Francis reminds us that technological progress is not coextensive with moral progress. He recounts the central role that technology played in the murderous rampages of Communism and Nazism. In the best tradition of conservative moralism, he counsels “clear-minded self-restraint” and a “setting of limits”. His critique of a one-dimensional “technological paradigm” that assumes that economics and technology can solve all our problems, without the help of virtue and self-limitation, is salutary and consistent with the best Catholic and conservative wisdom.

Pope Francis is not wrong when he argues that “modernity has been marked by an excessive anthropocentrism” linked to a “Promethean vision of mastery over the world”. Man is not God and should eschew all projects of human self-deification. All social progress demands respect for limits and efforts at self-limitation. These are words of wisdom that the secular world desperately needs to hear. Yet he remains tepid on the contribution that markets and technological innovation can make in addressing a problem such as climate change. He almost always identifies markets with greed, inequality, economic imperialism and environmental degradation. Moreover, he is silent about the horrendous environmental devastation that accompanied and characterised totalitarian socialist systems in the twentieth century. Democratic capitalist systems, in contrast, have remarkable powers of self-correction.

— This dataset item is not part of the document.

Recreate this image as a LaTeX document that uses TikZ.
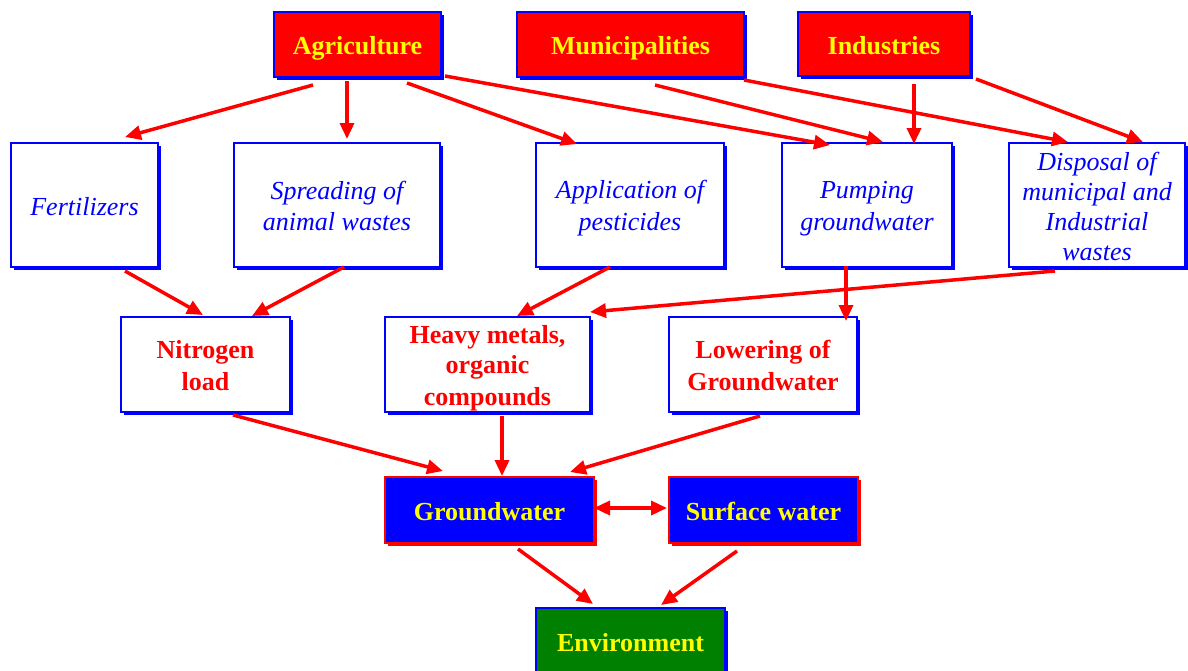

As George Will has argued, one has only to compare the levels of pollution in Dickens’s London with those in today’s London, or look at the remarkable transformation of the Thames over the past fifty years, to question Francis’s identification of capitalist “progress” with the accumulation of debris, desolation and filth”. To be sure, Francis occasionally notes that “business is a noble vocation” that “is directed to producing wealth and improving the world”. But such balanced statements occur relatively infrequently; Francis spends much more time excoriating profit motives and lecturing on the evils of air-conditioning and the full array of consumer goods. (He even has a good word to say about subsistence farming, a way of life the poor are so desperate to escape that they flee to monstrously large and dangerous cities.)